US Unveils Innovative New Strategy in Afghanistan: Blame Russia and Iran For 15 Years of Failure
The Taliban is finally going down!
Operation Enduring Freedom — the creative name given to America's never-ending occupation of Afghanistan — officially ended in December, 2014. But of course, this is sort of like saying that the 5th Iraq War (sorry, we lost count) ended in 2011. Both wars are still going strong, despite whatever Barack Obama's teleprompter says.
And so we weren't at all shocked to learn that U.S. Army Gen. John Nicholson told the U.S. Senate Armed Services Committee that thousands more troops are needed to "help the Afghan army" break the stalemate with the Taliban. (It's fun reading about the U.S. "fighting" the Taliban, when Washington has already aligned itself with warlords and other unsavory people who are just as despicable — if not far worse — than your textbook Taliban fighter. Remember all that talk about a wonderful democratic Afghanistan, brimming with secular, modern values, circa 2010? Yeah. That was all lies.)

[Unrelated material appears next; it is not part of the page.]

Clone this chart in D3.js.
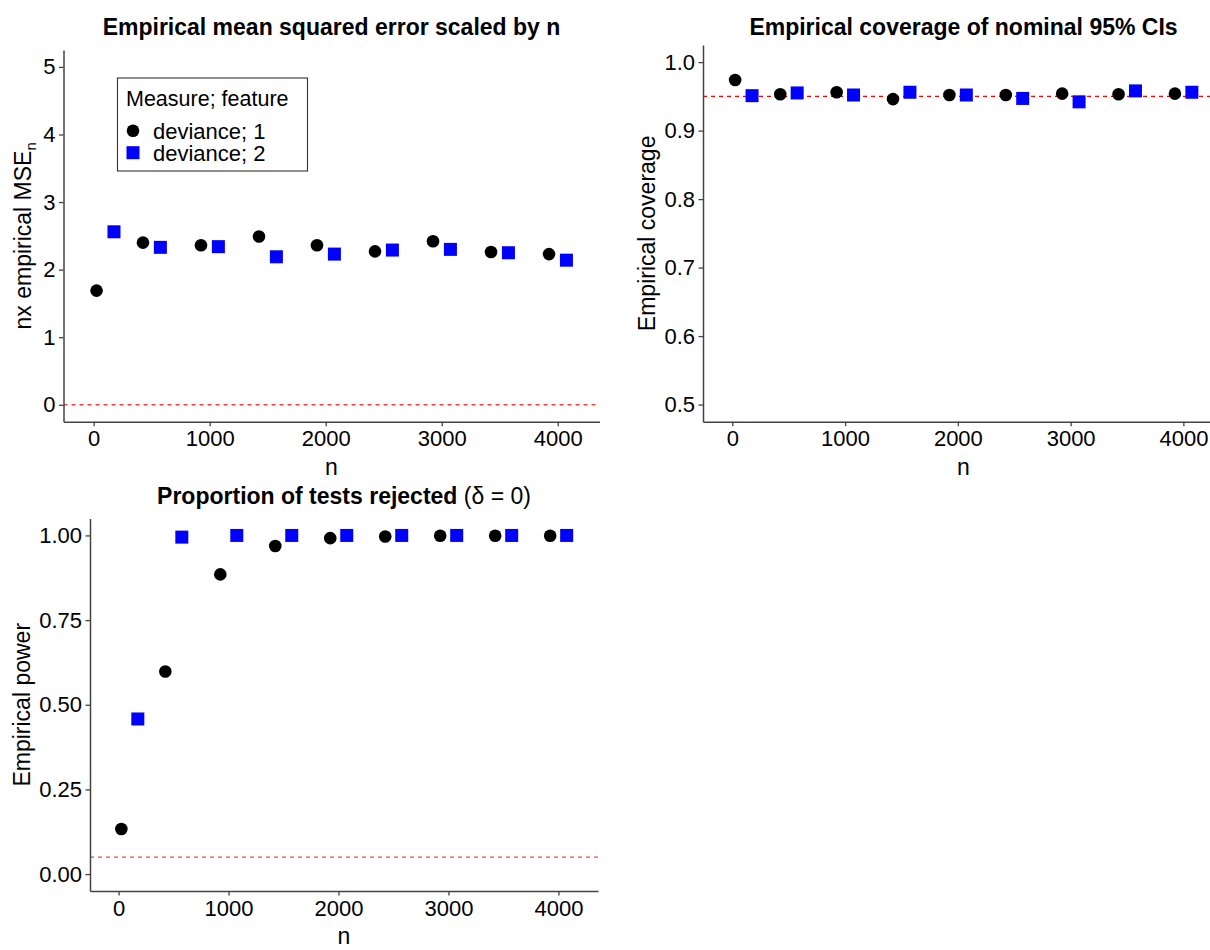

But some of you might be wondering: Why can't the United States — the most high-tech and wonderful fighting force in human history — finish off the Taliban once and for all? It's because of those damned Russians and their slimy Iranian allies:
Nicholson also said other countries are interfering with U.S. and NATO efforts in Afghanistan, specifically Russia and Iran, who "legitimize and support the Taliban." Though they claim this support will help combat the Islamic State, also known as ISIS, ISIL, and Daesh, it has actually acted to undermine efforts at enhancing peace since U.S. troops officially ended combat operations there in 2014.
"It is very difficult to succeed on the battlefield when your enemy enjoys external support and safe haven," Nichols told the senators, stressing that support for the Taliban while NATO and U.S. troops work to root out its members is not helping the situation there.
While Nicholson said Russia is working in Afghanistan explicitly to undermine the U.S., he also said the number of Islamic State militants in the country and the areas they operate there have both decreased significantly.
First of all, are we really supposed to believe that Russia and Iran are to blame for America's military failures in Afghanistan? Here's a New York Times article from July, 2014, titled "Taliban Making Military Gains in Afghanistan":
fighters are scoring early gains in several strategic areas near the capital this summer, inflicting heavy casualties and casting new doubt on the ability of Afghan forces to contain the insurgency as the United States moves to complete its withdrawal of combat troops, according to Afghan officials and local elders.
The Taliban have found success beyond their traditional strongholds in the rural south and are now dominating territory near crucial highways and cities that surround Kabul, the capital, in strategic provinces like Kapisa and Nangarhar.
Their advance has gone unreported because most American forces have left the field and officials in Kabul have largely refused to talk about it. The Afghan ministries have not released casualty statistics since an alarming rise in army and police deaths last year.
Oddly enough, the word "Russia" doesn't even appear in the article. Same goes for "Iran". It's almost as if the Taliban has been making gains for a very long time, and for very good reasons, none of which have anything to do with Russia and Iran.
In February 2014, the Defense Department's own newspaper reported that:
The authors of an independent, Pentagon-commissioned assessment of the Afghan National Security Forces concluded that current U.S. and NATO plans for the post-2014 ANSF are woefully inadequate to prevent a major deterioration in the Afghanistan security environment.
But again, strangely enough, no mention of Russia or Iran giving "support" to the Taliban. Why?
Come on, America. Take responsibility for your own Afghan debacle.